Forces of Nature posters
Affordable even if you’re on a budget: these beautiful Perimeter posters of influential women in physics are absolutely free to download! Plus, no need to wait for shipping. Printed and framed, this poster set would brighten any home.
Bonus: Get creative over the holidays while learning about these brilliant pioneers of science by printing off our Forces of Nature colouring sheets. Great for kids and the young-at-heart alike!
Factor in some fun and games
For the person whose favourite part of Monopoly is summing up the cash, consider adding Prime Climb to their board game cupboard. Suitable for ages 10 and up (or even younger, with adult guidance), this game is challenging enough to stave off boredom but can be adapted for all math skill levels. Let the good times multiply!
Off the shelf
Turn Boxing Day into Books-ing Day with science reads for everyone.

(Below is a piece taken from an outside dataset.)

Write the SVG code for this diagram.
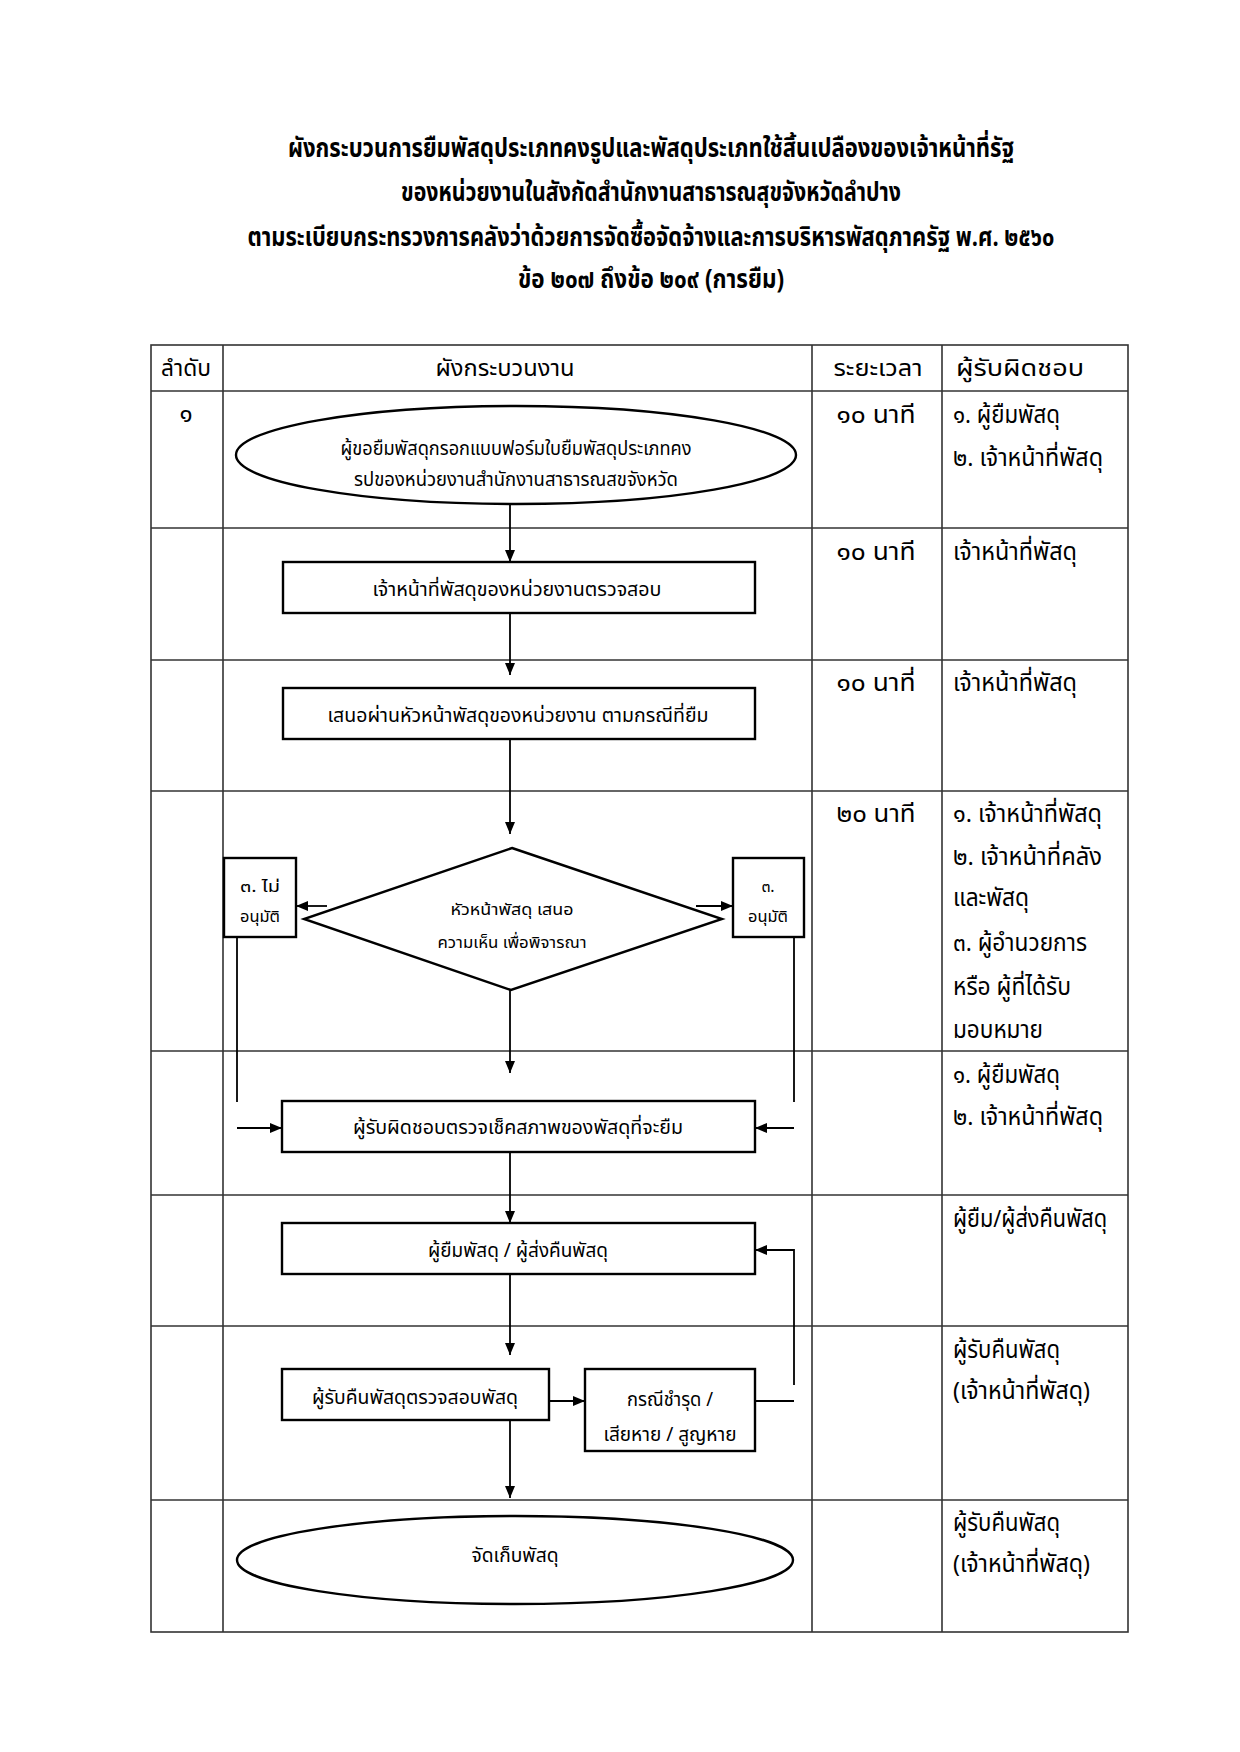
<svg xmlns="http://www.w3.org/2000/svg" width="1240" height="1752" viewBox="0 0 1240 1752">
<style>
text { font-family: "Noto Sans Thai", "Noto Sans Thai UI", "Loma", "Garuda", "Noto Sans", "DejaVu Sans", sans-serif; fill: #000; }
.title { font-size: 26px; font-weight: bold; text-anchor: middle; }
.cell { font-size: 24px; }
.hd { font-size: 23px; text-anchor: middle; }
.tm { font-size: 24px; text-anchor: middle; }
.box { font-size: 19px; text-anchor: middle; }
.sm { font-size: 16px; text-anchor: middle; }
.grid { stroke: #333; stroke-width: 1.6; fill: none; }
.shape { fill: #fff; stroke: #000; stroke-width: 2.4; }
.conn { stroke: #000; stroke-width: 1.8; fill: none; }
.arr { marker-end: url(#ah); }
</style>
<defs>
<marker id="ah" markerUnits="userSpaceOnUse" markerWidth="12" markerHeight="10" refX="12" refY="5" orient="auto">
<path d="M0,0 L12,5 L0,10 z" fill="#000"/>
</marker>
<clipPath id="clipE1"><rect x="236" y="462" width="560" height="25"/></clipPath>
</defs>
<rect width="1240" height="1752" fill="#fff"/>

<g id="title">
<text class="title" x="651" y="157" textLength="726" lengthAdjust="spacingAndGlyphs">ผังกระบวนการยืมพัสดุประเภทคงรูปและพัสดุประเภทใช้สิ้นเปลืองของเจ้าหน้าที่รัฐ</text>
<text class="title" x="651" y="201" textLength="500" lengthAdjust="spacingAndGlyphs">ของหน่วยงานในสังกัดสำนักงานสาธารณสุขจังหวัดลำปาง</text>
<text class="title" x="651" y="246" textLength="807" lengthAdjust="spacingAndGlyphs">ตามระเบียบกระทรวงการคลังว่าด้วยการจัดซื้อจัดจ้างและการบริหารพัสดุภาครัฐ พ.ศ. ๒๕๖๐</text>
<text class="title" x="651" y="288" textLength="266" lengthAdjust="spacingAndGlyphs">ข้อ ๒๐๗ ถึงข้อ ๒๐๙ (การยืม)</text>
</g>

<g id="table">
<rect class="grid" x="151" y="345" width="977" height="1287"/>
<line class="grid" x1="223" y1="345" x2="223" y2="1632"/>
<line class="grid" x1="812" y1="345" x2="812" y2="1632"/>
<line class="grid" x1="942" y1="345" x2="942" y2="1632"/>
<line class="grid" x1="151" y1="391" x2="1128" y2="391"/>
<line class="grid" x1="151" y1="528" x2="1128" y2="528"/>
<line class="grid" x1="151" y1="660" x2="1128" y2="660"/>
<line class="grid" x1="151" y1="791" x2="1128" y2="791"/>
<line class="grid" x1="151" y1="1051" x2="1128" y2="1051"/>
<line class="grid" x1="151" y1="1195" x2="1128" y2="1195"/>
<line class="grid" x1="151" y1="1326" x2="1128" y2="1326"/>
<line class="grid" x1="151" y1="1500" x2="1128" y2="1500"/>
<text class="hd" x="186" y="376" textLength="50" lengthAdjust="spacingAndGlyphs">ลำดับ</text>
<text class="hd" x="505" y="376" textLength="139" lengthAdjust="spacingAndGlyphs">ผังกระบวนงาน</text>
<text class="hd" x="878" y="376" textLength="89" lengthAdjust="spacingAndGlyphs">ระยะเวลา</text>
<text class="hd" x="1020" y="376" textLength="128" lengthAdjust="spacingAndGlyphs">ผู้รับผิดชอบ</text>
</g>

<g id="col-order">
<text class="tm" x="186" y="422">๑</text>
</g>

<g id="col-time">
<text class="tm" x="876" y="423" textLength="79" lengthAdjust="spacingAndGlyphs">๑๐ นาที</text>
<text class="tm" x="876" y="560" textLength="79" lengthAdjust="spacingAndGlyphs">๑๐ นาที</text>
<text class="tm" x="876" y="691" textLength="79" lengthAdjust="spacingAndGlyphs">๑๐ นาที่</text>
<text class="tm" x="876" y="822" textLength="79" lengthAdjust="spacingAndGlyphs">๒๐ นาที</text>
</g>

<g id="col-resp">
<text class="cell" x="953" y="423" textLength="107" lengthAdjust="spacingAndGlyphs">๑. ผู้ยืมพัสดุ</text>
<text class="cell" x="953" y="466" textLength="150" lengthAdjust="spacingAndGlyphs">๒. เจ้าหน้าที่พัสดุ</text>
<text class="cell" x="953" y="560" textLength="124" lengthAdjust="spacingAndGlyphs">เจ้าหน้าที่พัสดุ</text>
<text class="cell" x="953" y="691" textLength="124" lengthAdjust="spacingAndGlyphs">เจ้าหน้าที่พัสดุ</text>
<text class="cell" x="953" y="822" textLength="149" lengthAdjust="spacingAndGlyphs">๑. เจ้าหน้าที่พัสดุ</text>
<text class="cell" x="953" y="865" textLength="149" lengthAdjust="spacingAndGlyphs">๒. เจ้าหน้าที่คลัง</text>
<text class="cell" x="953" y="906" textLength="76" lengthAdjust="spacingAndGlyphs">และพัสดุ</text>
<text class="cell" x="953" y="951" textLength="134" lengthAdjust="spacingAndGlyphs">๓. ผู้อำนวยการ</text>
<text class="cell" x="953" y="995" textLength="118" lengthAdjust="spacingAndGlyphs">หรือ ผู้ที่ได้รับ</text>
<text class="cell" x="953" y="1038" textLength="90" lengthAdjust="spacingAndGlyphs">มอบหมาย</text>
<text class="cell" x="953" y="1083" textLength="107" lengthAdjust="spacingAndGlyphs">๑. ผู้ยืมพัสดุ</text>
<text class="cell" x="953" y="1125" textLength="150" lengthAdjust="spacingAndGlyphs">๒. เจ้าหน้าที่พัสดุ</text>
<text class="cell" x="953" y="1227" textLength="154" lengthAdjust="spacingAndGlyphs">ผู้ยืม/ผู้ส่งคืนพัสดุ</text>
<text class="cell" x="953" y="1358" textLength="107" lengthAdjust="spacingAndGlyphs">ผู้รับคืนพัสดุ</text>
<text class="cell" x="953" y="1399" textLength="137" lengthAdjust="spacingAndGlyphs">(เจ้าหน้าที่พัสดุ)</text>
<text class="cell" x="953" y="1531" textLength="107" lengthAdjust="spacingAndGlyphs">ผู้รับคืนพัสดุ</text>
<text class="cell" x="953" y="1572" textLength="137" lengthAdjust="spacingAndGlyphs">(เจ้าหน้าที่พัสดุ)</text>
</g>

<g id="connectors">
<path class="conn arr" d="M510,503 V562"/>
<path class="conn arr" d="M510,613 V675"/>
<path class="conn arr" d="M510,739 V834"/>
<path class="conn arr" d="M327,906 H296"/>
<path class="conn arr" d="M696,906 H733"/>
<path class="conn" d="M237,937 V1102"/>
<path class="conn arr" d="M237,1128 H282"/>
<path class="conn" d="M794,937 V1102"/>
<path class="conn arr" d="M794,1128 H755"/>
<path class="conn arr" d="M510,990 V1073"/>
<path class="conn arr" d="M510,1152 V1223"/>
<path class="conn arr" d="M794,1385 V1250 H755"/>
<path class="conn arr" d="M510,1274 V1355"/>
<path class="conn arr" d="M549,1401 H585"/>
<path class="conn" d="M755,1401 H794"/>
<path class="conn arr" d="M510,1420 V1498"/>
</g>

<g id="n1-start">
<ellipse class="shape" cx="516" cy="455" rx="280" ry="49"/>
<text class="box" x="516" y="455" textLength="351" lengthAdjust="spacingAndGlyphs">ผู้ขอยืมพัสดุกรอกแบบฟอร์มใบยืมพัสดุประเภทคง</text>
<text class="box" x="516" y="486" textLength="324" lengthAdjust="spacingAndGlyphs" clip-path="url(#clipE1)">รูปของหน่วยงานสำนักงานสาธารณสุขจังหวัด</text>
</g>

<g id="n2-check">
<rect class="shape" x="283" y="562" width="472" height="51"/>
<text class="box" x="517" y="596" textLength="289" lengthAdjust="spacingAndGlyphs">เจ้าหน้าที่พัสดุของหน่วยงานตรวจสอบ</text>
</g>

<g id="n3-propose">
<rect class="shape" x="283" y="688" width="472" height="51"/>
<text class="box" x="518" y="722" textLength="381" lengthAdjust="spacingAndGlyphs">เสนอผ่านหัวหน้าพัสดุของหน่วยงาน ตามกรณีที่ยืม</text>
</g>

<g id="n4-decision">
<polygon class="shape" points="512,848 722,919 511,990 304,919"/>
<text class="sm" x="512" y="915" textLength="123" lengthAdjust="spacingAndGlyphs">หัวหน้าพัสดุ เสนอ</text>
<text class="sm" x="512" y="948" textLength="149" lengthAdjust="spacingAndGlyphs">ความเห็น เพื่อพิจารณา</text>
</g>

<g id="n4-reject">
<rect class="shape" x="224" y="858" width="72" height="79"/>
<text class="sm" x="260" y="892" textLength="40" lengthAdjust="spacingAndGlyphs">๓. ไม่</text>
<text class="sm" x="260" y="922" textLength="40" lengthAdjust="spacingAndGlyphs">อนุมัติ</text>
</g>

<g id="n4-approve">
<rect class="shape" x="733" y="858" width="71" height="79"/>
<text class="sm" x="768" y="892">๓.</text>
<text class="sm" x="768" y="922" textLength="40" lengthAdjust="spacingAndGlyphs">อนุมัติ</text>
</g>

<g id="n5-inspect">
<rect class="shape" x="282" y="1101" width="473" height="51"/>
<text class="box" x="518" y="1134" textLength="330" lengthAdjust="spacingAndGlyphs">ผู้รับผิดชอบตรวจเช็คสภาพของพัสดุที่จะยืม</text>
</g>

<g id="n6-borrower">
<rect class="shape" x="282" y="1223" width="473" height="51"/>
<text class="box" x="518" y="1257" textLength="180" lengthAdjust="spacingAndGlyphs">ผู้ยืมพัสดุ / ผู้ส่งคืนพัสดุ</text>
</g>

<g id="n7-receive">
<rect class="shape" x="282" y="1369" width="267" height="51"/>
<text class="box" x="415" y="1404" textLength="206" lengthAdjust="spacingAndGlyphs">ผู้รับคืนพัสดุตรวจสอบพัสดุ</text>
</g>

<g id="n7-damage">
<rect class="shape" x="585" y="1369" width="170" height="82"/>
<text class="box" x="670" y="1406" textLength="86" lengthAdjust="spacingAndGlyphs">กรณีชำรุด /</text>
<text class="box" x="670" y="1441" textLength="133" lengthAdjust="spacingAndGlyphs">เสียหาย / สูญหาย</text>
</g>

<g id="n8-store">
<ellipse class="shape" cx="515" cy="1560" rx="278" ry="44"/>
<text class="box" x="515" y="1562" textLength="87" lengthAdjust="spacingAndGlyphs">จัดเก็บพัสดุ</text>
</g>
</svg>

Elementary school readers will be fascinated by this charming picture book about Emmy Noether: The Most Important Mathematician You’ve Never Heard Of. Middle grade readers can discover answers to more than 90 big questions of the universe (all in straightforward language, alongside fun graphics) in The Physics Book.
Adult readers can take a voyage through science, literature, and philosophy with Carlo Rovelli, theoretical physicist and Perimeter Distinguished Visiting Research Chair. His book, There are Places in the World Where Rules are Less Important Than Kindness, is a collection of essays on everything from Dante’s conception of the universe to the evolution of the octopus.
And if you thought 2020 was bad, check out all the ways the universe could end with The End of Everything (Astrophysically Speaking) by astrophysicist Katie Mack, a former Simons Emmy Noether Fellow at Perimeter.
This gift is lit
Give your friends and family the gift of light during the dark days of winter with these funky LED lights.
What does that have to do with science? We may take them for granted now, but the technology is quite impressive: the 2014 Nobel Prize in Physics was awarded to three scientists for their invention of blue light-emitting diodes (LEDs) – the last step required for creating white LEDs. Isamu Akasaki, Hiroshi Amano, and Shuji Nakamura enabled new generations of energy-efficient lamps and screens.
Hands-on physics fun
For the tinkerer in your life, or the person who has everything, give the gift of levitating sculptures, a hyperbola clock, or a motor that runs off the heat of your hand.
At the Physics Fun Shop (and Physics Fun Instagram), you’ll find fascinating videos of fun gizmos and gadgets that demonstrate basic science principles, including lamps and lights, simple heat engines, magnetic toys, kinetic art, and math and physics puzzles. It’s bound to have them wondering, “How does that work?”
We’re still here
Perimeter Institute’s iconic building is a home-away-from-home for many physicists. This charming illustration by Waterloo Region artist Maggie Laurin may fill a void until we can all be together again. Happy holidays!